I believe far less so now that I've fixed up everything to use a (fixed)
XENMEM_acquire_resource, so Xen doesn't crash if this process dies in
the wrong order WRT the domain shutting down.

But I would have to defer to Michał on that.

>> +    if ( xc_vmtrace_disable(xch, domid, vcpu) )
>> +        perror("xc_vmtrace_disable()");
> I guess the tracing will remain on, pointlessly, which has a perf
> impact but nothing else ?

The perf hit is substantial, but it is safe to leave enabled.

> How is it possible for the user to clean this up ?

For now, enable/disable can only fail with -EINVAL for calls made in the
wrong context, so a failure here is benign in practice.

I specifically didn't opt for reference counting the enable/disable
calls, because there cannot (usefully) be two users of this interface.

>
> Also: at the very least, you need to trap SIGTERM SIGHUP SIGPIPE.
>
> It would be good to exit with the right signal by re-raising it.

This is example code, not a production utility.
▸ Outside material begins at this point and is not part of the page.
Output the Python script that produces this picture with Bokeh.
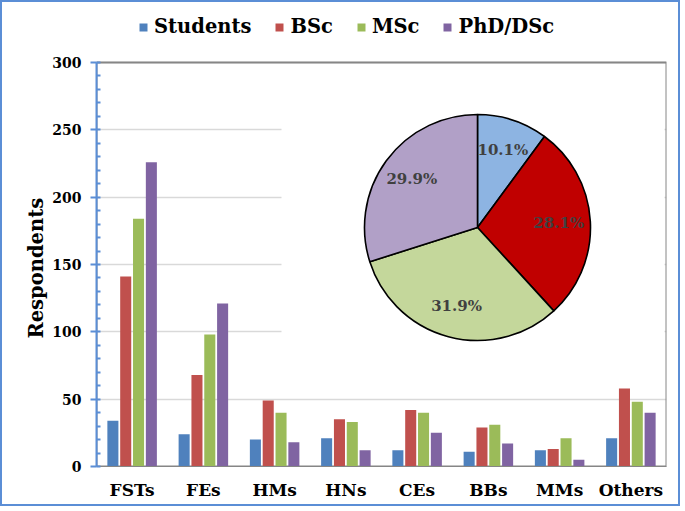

Anything more production-wise using this needs to account for the fact
that Intel Processor Trace can't pause on a full buffer.  (It ought to
be able to on forthcoming hardware, but this facility isn't available yet.)

The use-cases thus far are always "small delta of execution between
introspection events", using a massive buffer as the mitigation for
hardware wrapping.

No amount of additional code here can prevent stream corruption problems
with the buffer wrapping.  As a result, it is kept as simple as possible
as a demonstration of how to use the API.